─── DATA SUPPLIED ───

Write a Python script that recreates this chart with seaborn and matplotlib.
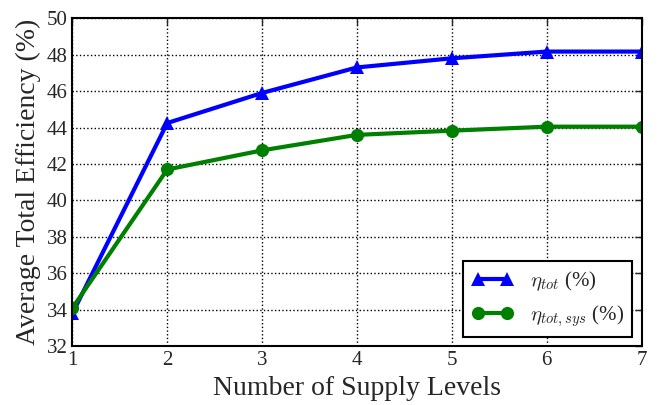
import matplotlib
matplotlib.use("Agg")
import matplotlib.pyplot as plt
import seaborn as sns
import pandas as pd

levels = [1, 2, 3, 4, 5, 6, 7]
eta_tot = [33.8, 44.25, 45.9, 47.3, 47.8, 48.17, 48.17]
eta_tot_sys = [34.1, 41.7, 42.75, 43.6, 43.83, 44.05, 44.05]
label_tot = r"$\eta_{tot}$ (%)"
label_sys = r"$\eta_{tot,sys}$ (%)"

sns.set_style("white")
plt.rcParams['font.family'] = ['Liberation Serif', 'DejaVu Serif']
plt.rcParams['mathtext.fontset'] = 'cm'

df = pd.DataFrame({
    "x": levels * 2,
    "y": eta_tot + eta_tot_sys,
    "series": [label_tot] * len(levels) + [label_sys] * len(levels),
})

fig, ax = plt.subplots(figsize=(6.58, 4.05), dpi=100)
sns.lineplot(data=df, x="x", y="y", hue="series", style="series",
             palette=["#0000ff", "#008000"], markers=["^", "o"], dashes=False,
             linewidth=3, markersize=9.5, markeredgewidth=0, ax=ax, legend=True)

ax.set_xlim(1, 7)
ax.set_ylim(32, 50)
ax.set_xticks(levels)
ax.set_yticks(range(32, 51, 2))
ax.tick_params(labelsize=15, direction="in", length=5, width=1, top=True, right=True)
ax.grid(True, linestyle=":", color="black", linewidth=1)
for s in ax.spines.values():
    s.set_color("black")
    s.set_linewidth(1.5)
ax.set_xlabel("Number of Supply Levels", fontsize=20)
ax.set_ylabel("Average Total Efficiency (%)", fontsize=20)

h, l = ax.get_legend_handles_labels()
leg = ax.legend(h, l, loc="lower right", fontsize=15, frameon=True, fancybox=False,
                edgecolor="black", framealpha=1, numpoints=2, handlelength=2.0,
                handletextpad=0.8, borderpad=0.4, labelspacing=0.45,
                borderaxespad=0.45)
leg.get_frame().set_linewidth(1.5)
for lh in leg.get_lines():
    lh.set_linewidth(3)
    lh.set_markersize(9.5)

fig.subplots_adjust(left=0.11, right=0.975, bottom=0.145, top=0.955)
fig.savefig("out.png", dpi=100)
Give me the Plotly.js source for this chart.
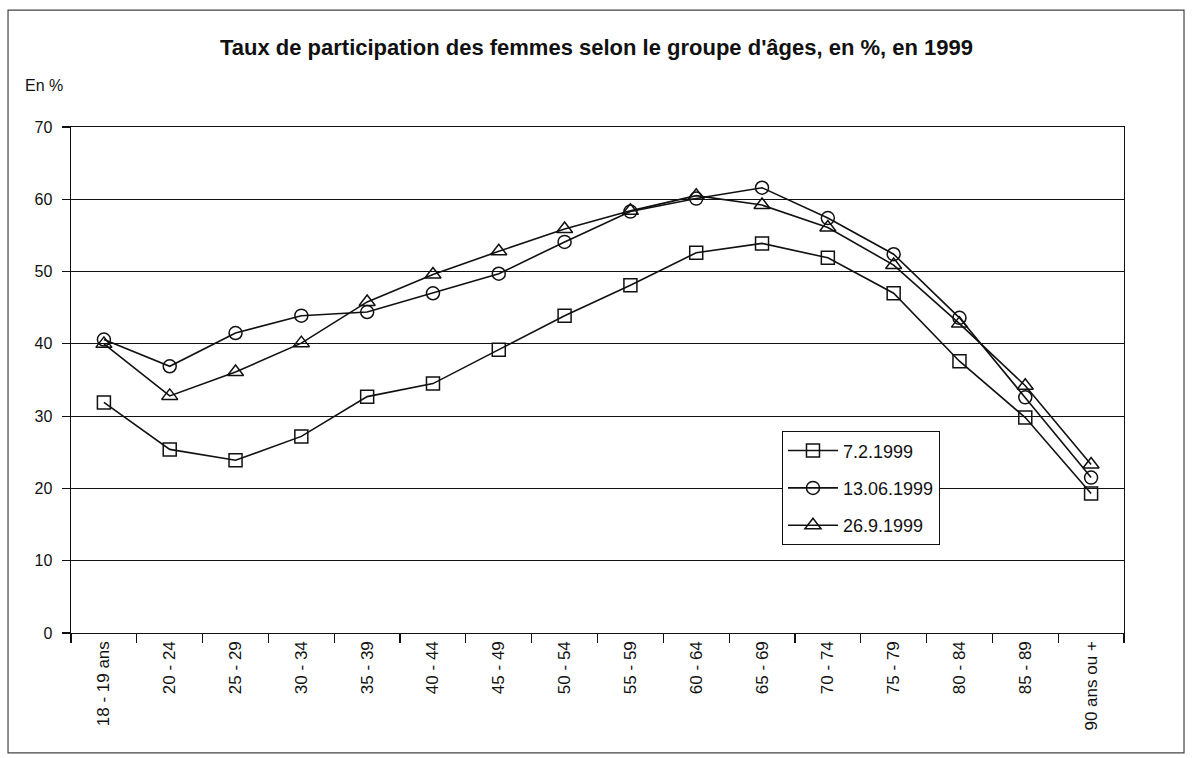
<!DOCTYPE html>
<html>
<head>
<meta charset="utf-8">
<script src="https://cdn.plot.ly/plotly-3.0.1.min.js"></script>
<style>html,body{margin:0;padding:0;background:#fff;}#chart{width:1193px;height:758px;}</style>
</head>
<body>
<div id="chart"></div>
<script>
const categories = ["18 - 19 ans","20 - 24","25 - 29","30 - 34","35 - 39","40 - 44","45 - 49","50 - 54","55 - 59","60 - 64","65 - 69","70 - 74","75 - 79","80 - 84","85 - 89","90 ans ou +"];
const seriesNames = ["7.2.1999","13.06.1999","26.9.1999"];
const feb = [31.9,25.4,23.9,27.2,32.7,34.5,39.2,43.9,48.1,52.6,53.9,51.9,47.0,37.6,29.8,19.3];
const jun = [40.6,36.9,41.5,43.9,44.4,47.0,49.7,54.1,58.3,60.1,61.6,57.4,52.4,43.6,32.6,21.5];
const sep = [40.0,32.8,36.1,40.1,45.8,49.6,52.8,55.9,58.4,60.5,59.2,56.1,50.9,42.8,34.2,23.3];

const symbols = ["square-open","circle-open","triangle-up-open"];
const allData = [feb, jun, sep];
const traces = allData.map((vals, i) => ({
  type: "scatter",
  mode: "lines+markers",
  name: seriesNames[i],
  legendgroup: "g" + i,
  x: categories,
  y: vals,
  line: {color: "#111", width: 1.6},
  marker: {symbol: symbols[i], size: i === 2 ? 14 : 13, color: "#111", line: {color: "#111", width: 1.5}}
}));

const font = "Liberation Sans, Arial, sans-serif";
const layout = {
  width: 1193, height: 758,
  margin: {l: 71, r: 69, t: 127, b: 125},
  paper_bgcolor: "#fff", plot_bgcolor: "#fff",
  font: {family: font, color: "#111", size: 16},
  title: {text: "<b>Taux de participation des femmes selon le groupe d'âges, en %, en 1999</b>",
          font: {family: font, size: 22, color: "#111"}, x: 0.5, xanchor: "center", y: 0.937, yanchor: "middle"},
  xaxis: {type: "category", range: [-0.5, 15.5], tickangle: -90, tickson: "boundaries", ticks: "outside", ticklen: 9,
          tickcolor: "#111", tickwidth: 1.2, showline: true, mirror: true, linecolor: "#111", linewidth: 1.4,
          showgrid: false, zeroline: false, tickfont: {size: 17, family: font}, fixedrange: true},
  yaxis: {range: [0, 70], dtick: 10, ticks: "outside", ticklen: 8, tickcolor: "#111", tickwidth: 1.2,
          ticklabelstandoff: 6,
          showline: true, mirror: true, linecolor: "#111", linewidth: 1.4,
          showgrid: true, gridcolor: "#111", gridwidth: 1.2, zeroline: false,
          tickfont: {size: 16, family: font}, fixedrange: true},
  legend: {x: 0.675, y: 0.399, xanchor: "left", yanchor: "top", bgcolor: "#fff",
           bordercolor: "#111", borderwidth: 1.2, font: {size: 18, family: font, color: "#111"},
           traceorder: "grouped", tracegroupgap: 11, itemwidth: 50},
  showlegend: true,
  shapes: [{type: "rect", xref: "paper", yref: "paper", x0: -0.0598, x1: 1.057, y0: -0.237, y1: 1.231,
            line: {color: "#444", width: 1.2}}],
  annotations: [{text: "En %", xref: "paper", yref: "paper", x: -0.0456, y: 1.083, xanchor: "left", yanchor: "middle",
                 showarrow: false, font: {size: 16, family: font, color: "#111"}}]
};
Plotly.newPlot("chart", traces, layout, {displayModeBar: false, staticPlot: true});
</script>
</body>
</html>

───

Copy, word for word, the entries above from the first line to the line that holds "import pandas as pd". Drop the pictures.

## WRITTEN SOLUTION
Write a Python script that recreates this chart with seaborn and matplotlib.
import matplotlib
matplotlib.use("Agg")
import matplotlib.pyplot as plt
import seaborn as sns
import pandas as pd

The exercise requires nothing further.